● GIVEN REQUEST:
Pictures are not part of the copy. Retype the lines from the first one through the line that contains "const lastTickLabel = 'Dec'".

● DATASET EXTRACT:

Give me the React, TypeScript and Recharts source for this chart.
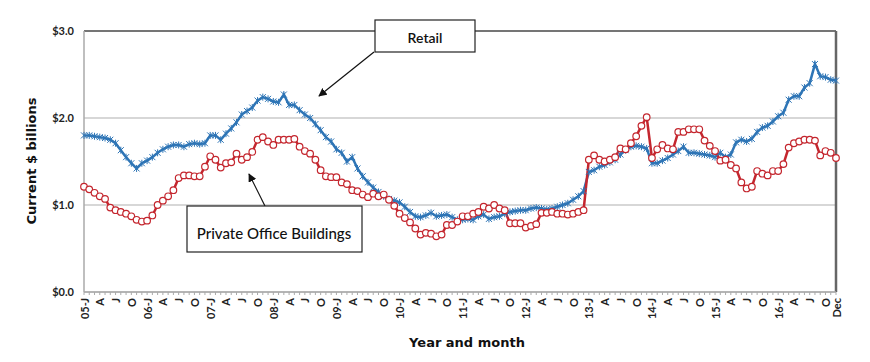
import { LineChart, Line, XAxis, YAxis, CartesianGrid, ReferenceLine } from 'recharts'

const years = ['05', '06', '07', '08', '09', '10', '11', '12', '13', '14', '15', '16']
const monthNames = ['Jan', 'Feb', 'Mar', 'Apr', 'May', 'Jun', 'Jul', 'Aug', 'Sep', 'Oct', 'Nov', 'Dec']
// quarter tick letters shown under Jan / Apr / Jul / Oct
const quarterLetters = ['J', 'A', 'J', 'O']
const lastTickLabel = 'Dec'

// Current $ billions, monthly Jan 2005 - Dec 2016
const retail = [
  1.80, 1.80, 1.79, 1.78, 1.77, 1.75, 1.71, 1.63, 1.55, 1.48, 1.42, 1.48,
  1.51, 1.55, 1.60, 1.64, 1.67, 1.69, 1.69, 1.67, 1.70, 1.71, 1.70, 1.71,
  1.80, 1.80, 1.75, 1.82, 1.88, 1.95, 2.04, 2.08, 2.12, 2.20, 2.24, 2.22,
  2.19, 2.18, 2.27, 2.15, 2.15, 2.09, 2.04, 2.00, 1.93, 1.86, 1.78, 1.73,
  1.64, 1.60, 1.50, 1.55, 1.42, 1.33, 1.26, 1.20, 1.15, 1.10, 1.07, 1.05,
  1.03, 0.98, 0.92, 0.87, 0.86, 0.88, 0.91, 0.87, 0.88, 0.89, 0.86, 0.83,
  0.83, 0.84, 0.83, 0.87, 0.89, 0.84, 0.86, 0.87, 0.90, 0.92, 0.93, 0.94,
  0.94, 0.96, 0.97, 0.96, 0.95, 0.96, 0.98, 1.00, 1.02, 1.06, 1.10, 1.16,
  1.38, 1.40, 1.44, 1.46, 1.49, 1.52, 1.58, 1.63, 1.67, 1.68, 1.67, 1.65,
  1.48, 1.48, 1.51, 1.54, 1.58, 1.62, 1.67, 1.60, 1.60, 1.59, 1.58, 1.57,
  1.55, 1.60, 1.55, 1.58, 1.72, 1.75, 1.73, 1.76, 1.84, 1.89, 1.91, 1.96,
  2.02, 2.06, 2.21, 2.25, 2.25, 2.35, 2.40, 2.62, 2.48, 2.47, 2.44, 2.43,
]

const office = [
  1.21, 1.18, 1.14, 1.10, 1.07, 0.97, 0.94, 0.92, 0.90, 0.87, 0.83, 0.81,
  0.82, 0.88, 1.00, 1.05, 1.10, 1.17, 1.31, 1.34, 1.34, 1.33, 1.33, 1.44,
  1.56, 1.52, 1.43, 1.48, 1.49, 1.59, 1.52, 1.55, 1.61, 1.75, 1.78, 1.73,
  1.69, 1.75, 1.75, 1.75, 1.76, 1.67, 1.62, 1.59, 1.52, 1.40, 1.33, 1.32,
  1.32, 1.26, 1.24, 1.17, 1.16, 1.12, 1.09, 1.13, 1.10, 1.12, 1.06, 0.99,
  0.90, 0.85, 0.80, 0.73, 0.66, 0.68, 0.67, 0.64, 0.66, 0.77, 0.77, 0.81,
  0.87, 0.87, 0.90, 0.92, 0.98, 0.96, 1.00, 0.96, 0.94, 0.79, 0.79, 0.79,
  0.74, 0.76, 0.78, 0.91, 0.91, 0.92, 0.90, 0.90, 0.89, 0.90, 0.92, 0.94,
  1.52, 1.57, 1.52, 1.50, 1.52, 1.55, 1.65, 1.64, 1.71, 1.79, 1.91, 2.01,
  1.54, 1.64, 1.69, 1.65, 1.64, 1.84, 1.84, 1.87, 1.87, 1.87, 1.74, 1.68,
  1.62, 1.51, 1.52, 1.46, 1.42, 1.26, 1.19, 1.21, 1.39, 1.36, 1.34, 1.39,
  1.39, 1.47, 1.66, 1.71, 1.73, 1.75, 1.75, 1.74, 1.57, 1.62, 1.60, 1.54,
]

const yTicks = [0, 1, 2, 3]

const data = years.flatMap((yr, yi) =>
  monthNames.map((m, mi) => ({
    month: `${yr}-${m}`,
    retail: retail[yi * 12 + mi],
    office: office[yi * 12 + mi],
  })),
)
const lastMonth = data[data.length - 1].month

const BLUE = '#2E75B6'
const RED = '#C4262E'
const FONT = 'Lato, "Noto Sans", sans-serif'
const TITLE_FONT = '"DejaVu Sans", sans-serif'

function tickText(month: string) {
  if (month === lastMonth) return lastTickLabel
  const [yr, m] = month.split('-')
  const mi = monthNames.indexOf(m)
  if (mi % 3 !== 0) return ''
  const q = quarterLetters[mi / 3]
  return mi === 0 ? `${yr}-${q}` : q
}

const MonthTick = ({ x, y, payload }: any) => {
  const label = tickText(payload.value)
  if (!label) return null
  return (
    <text
      x={x}
      y={y + 1}
      transform={`rotate(-90, ${x}, ${y + 1})`}
      textAnchor="end"
      dominantBaseline="central"
      fontSize={11}
      fontWeight={700}
      fontFamily={FONT}
      fill="#222"
    >
      {label}
    </text>
  )
}

const StarDot = (props: any) => {
  const { cx, cy, key } = props
  if (cx == null || cy == null) return null
  const s = 3
  return (
    <g key={key} stroke={BLUE} strokeWidth={1}>
      <line x1={cx - s} y1={cy - s} x2={cx + s} y2={cy + s} />
      <line x1={cx - s} y1={cy + s} x2={cx + s} y2={cy - s} />
      <line x1={cx} y1={cy - s - 0.5} x2={cx} y2={cy + s + 0.5} />
    </g>
  )
}

export default function App() {
  return (
    <div style={{ position: 'absolute', left: 0, top: 0, width: 870, height: 362, background: '#fff' }}>
      <LineChart width={870} height={362} data={data} margin={{ top: 31, right: 34, left: 0, bottom: 0 }}>
        <CartesianGrid vertical={false} stroke="#b0b0b0" strokeWidth={1.2} />
        <XAxis
          dataKey="month"
          interval={0}
          height={70}
          tick={<MonthTick />}
          tickSize={3}
          tickLine={{ stroke: '#aaa' }}
          axisLine={{ stroke: '#aaa', strokeWidth: 1.5 }}
        />
        <YAxis
          domain={[0, 3]}
          ticks={yTicks}
          width={84}
          tickSize={0}
          tickMargin={10}
          tickLine={false}
          axisLine={{ stroke: '#aaa', strokeWidth: 1.5 }}
          tickFormatter={(v) => `$${Number(v).toFixed(1)}`}
          tick={{ fontSize: 11, fontWeight: 700, fill: '#222', fontFamily: FONT }}
        />
        <ReferenceLine y={3} stroke="#555" strokeWidth={1.5} />
        <ReferenceLine x={lastMonth} stroke="#666" strokeWidth={2.5} />
        <Line
          dataKey="retail"
          stroke={BLUE}
          strokeWidth={2.5}
          dot={StarDot}
          isAnimationActive={false}
        />
        <Line
          dataKey="office"
          stroke={RED}
          strokeWidth={2.5}
          dot={{ r: 3.3, fill: '#fff', stroke: RED, strokeWidth: 1.2 }}
          isAnimationActive={false}
        />
      </LineChart>
      <svg width={870} height={362} style={{ position: 'absolute', left: 0, top: 0, pointerEvents: 'none' }}>
        <defs>
          <marker id="arrow" viewBox="0 0 10 10" refX="9" refY="5" markerWidth="7" markerHeight="7" orient="auto-start-reverse">
            <path d="M0,0 L10,5 L0,10 z" fill="#111" />
          </marker>
        </defs>
        <text
          transform="translate(31, 161) rotate(-90)"
          textAnchor="middle"
          dominantBaseline="central"
          fontSize={13}
          fontWeight={700}
          fontFamily={TITLE_FONT}
          fill="#111"
        >
          Current $ billions
        </text>
        <text x={467} y={342} textAnchor="middle" dominantBaseline="central" fontSize={13} fontWeight={700} fontFamily={TITLE_FONT} fill="#111">
          Year and month
        </text>

        <line x1={374} y1={52} x2={319} y2={96} stroke="#111" strokeWidth={1.2} markerEnd="url(#arrow)" />
        <rect x={375} y={20} width={100} height={32} fill="#fff" stroke="#222" strokeWidth={1.2} />
        <text x={425} y={37} textAnchor="middle" dominantBaseline="central" fontSize={14} fontWeight={600} fontFamily={FONT} fill="#111">
          Retail
        </text>

        <line x1={265} y1={206} x2={249} y2={174} stroke="#111" strokeWidth={1.2} markerEnd="url(#arrow)" />
        <rect x={187} y={206} width={175} height={46} fill="#fff" stroke="#222" strokeWidth={1.2} />
        <text x={274} y={233} textAnchor="middle" dominantBaseline="central" fontSize={15} fontWeight={500} fontFamily={FONT} fill="#111">
          Private Office Buildings
        </text>
      </svg>
    </div>
  )
}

● RESPONSE:
Give me the React, TypeScript and Recharts source for this chart.
import { LineChart, Line, XAxis, YAxis, CartesianGrid, ReferenceLine } from 'recharts'

const years = ['05', '06', '07', '08', '09', '10', '11', '12', '13', '14', '15', '16']
const monthNames = ['Jan', 'Feb', 'Mar', 'Apr', 'May', 'Jun', 'Jul', 'Aug', 'Sep', 'Oct', 'Nov', 'Dec']
// quarter tick letters shown under Jan / Apr / Jul / Oct
const quarterLetters = ['J', 'A', 'J', 'O']
const lastTickLabel = 'Dec'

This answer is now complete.